Fondé sur une amitié spirituelle
            À Turin-Valsalice, Luigi Variara avait fait la connaissance du vénérable Andrea Beltrami, un prêtre salésien atteint de tuberculose, qui s’était offert comme victime à Dieu pour la conversion de tous les pécheurs du monde. Une amitié spirituelle naquit entre ces deux salésiens et Don Beltrami inspirera Don Variara lorsqu’il fondera la Congrégation des Filles des Sacrés Cœurs de Jésus et de Marie en Colombie, en leur proposant la « consécration victimale ».

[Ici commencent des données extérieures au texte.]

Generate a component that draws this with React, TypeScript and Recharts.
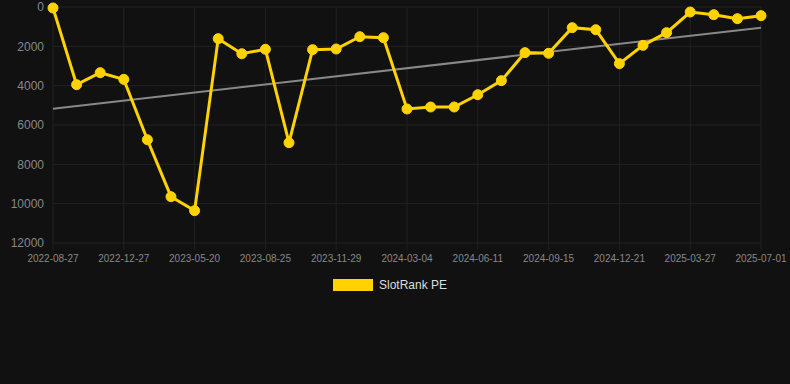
import React from 'react';
import { LineChart, Line, XAxis, YAxis, CartesianGrid, Legend, ReferenceLine } from 'recharts';

const dates: string[] = [
    '2022-08-27', '2022-10-10', '2022-11-18', '2022-12-27', '2023-02-12', '2023-04-02',
    '2023-05-20', '2023-06-22', '2023-07-24', '2023-08-25', '2023-09-26', '2023-10-28',
    '2023-11-29', '2023-12-31', '2024-02-01', '2024-03-04', '2024-04-05', '2024-05-09',
    '2024-06-11', '2024-07-13', '2024-08-14', '2024-09-15', '2024-10-17', '2024-11-19',
    '2024-12-21', '2025-01-25', '2025-02-28', '2025-03-27', '2025-04-28', '2025-05-30',
    '2025-07-01',
];

const rankValues: number[] = [
    50, 3950, 3340, 3680, 6750, 9645, 10355, 1610, 2375, 2150, 6900, 2170,
    2135, 1510, 1560, 5185, 5085, 5085, 4460, 3745, 2320, 2355, 1050, 1155,
    2880, 1950, 1305, 255, 390, 595, 440,
];

const yTicks: number[] = [0, 2000, 4000, 6000, 8000, 10000, 12000];

// trend line end points
const trendStart = 5170;
const trendEnd = 1050;

const chartData = dates.map((d, i) => ({ date: d, rank: rankValues[i] }));

const FONT = '"Liberation Sans", Arial, Helvetica, sans-serif';

const LegendContent = () => (
    <div style={{ display: 'flex', justifyContent: 'center', alignItems: 'center', fontFamily: FONT, fontSize: 12, color: '#dddddd' }}>
        <span style={{ display: 'inline-block', width: 40, height: 12, background: '#FFD200', marginRight: 6 }} />
        <span>SlotRank PE</span>
    </div>
);

const App: React.FC = () => {
    return (
        <div style={{ position: 'absolute', left: 0, top: 0, width: 790, height: 384, background: '#111111' }}>
            <LineChart width={790} height={384} data={chartData} margin={{ top: 7, right: 29, left: 0, bottom: 103 }}>
                <CartesianGrid stroke="#222222" strokeWidth={1} />
                <XAxis
                    dataKey="date"
                    interval={2}
                    axisLine={false}
                    tickLine={{ stroke: '#222222' }}
                    tickSize={7}
                    tickMargin={5}
                    height={24}
                    tick={{ fill: '#888888', fontSize: 10, fontFamily: FONT }}
                />
                <YAxis
                    reversed
                    domain={[0, 12000]}
                    ticks={yTicks}
                    interval={0}
                    width={53}
                    axisLine={false}
                    tickLine={false}
                    tickMargin={3}
                    tick={{ fill: '#888888', fontSize: 12, fontFamily: FONT }}
                />
                <ReferenceLine
                    segment={[{ x: dates[0], y: trendStart }, { x: dates[dates.length - 1], y: trendEnd }]}
                    stroke="#888888"
                    strokeWidth={2}
                    ifOverflow="visible"
                />
                <Line
                    type="linear"
                    dataKey="rank"
                    name="SlotRank PE"
                    stroke="#FFD200"
                    strokeWidth={3}
                    dot={{ r: 5, fill: '#FFD200', stroke: '#FFD200', strokeWidth: 1 }}
                    activeDot={false}
                    isAnimationActive={false}
                />
                <Legend verticalAlign="bottom" content={<LegendContent />} wrapperStyle={{ top: 278, left: -5, width: 790 }} />
            </LineChart>
        </div>
    );
};

export default App;
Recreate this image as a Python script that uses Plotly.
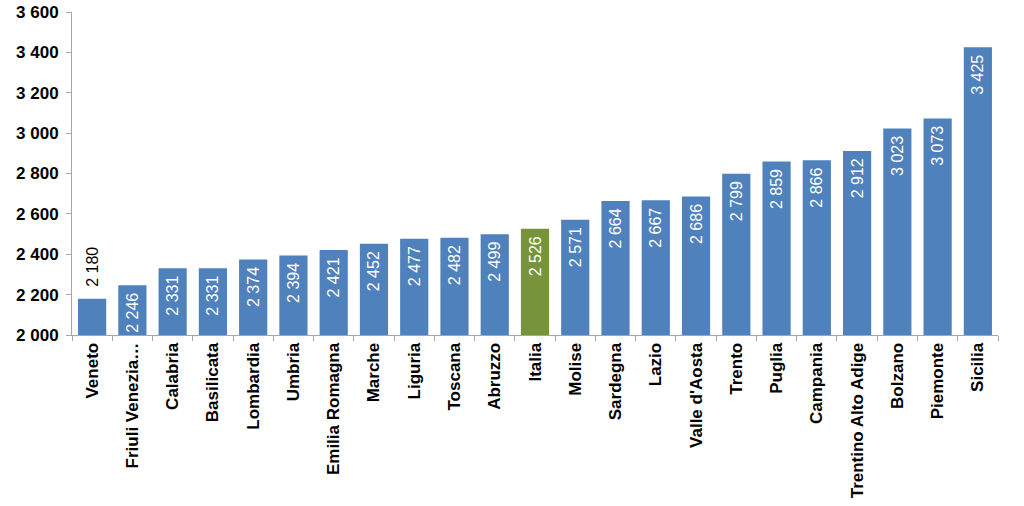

            Le vénérable Andrea Beltrami est le précurseur de la dimension victimale et oblative du charisme salésien : « La mission que Dieu me confie est de prier et de souffrir », disait-il. « Ni guérir, ni mourir, mais vivre pour souffrir », telle était sa devise. Très rigoureux dans l’observance de la Règle, il avait une ouverture filiale à l’égard de ses supérieurs et un amour ardent pour Don Bosco et la Congrégation. Son lit deviendra son autel et sa chaire, où il s’immola avec Jésus et d’où il enseigna comment aimer, comment offrir et comment souffrir. Sa petite chambre devint tout son monde, c’est de là qu’il écrivait et où il célébrait sa messe de sang : « Je m’offre en victime avec Lui, pour la sanctification des prêtres, pour les peuples du monde entier », répétait-il ; mais son caractère salésien le poussait aussi à avoir des relations avec le monde extérieur. Il s’offrit comme victime d’amour pour la conversion des pécheurs et pour la consolation des souffrants. Don Beltrami a pleinement saisi la dimension sacrificielle du charisme salésien, voulue par le fondateur Don Bosco.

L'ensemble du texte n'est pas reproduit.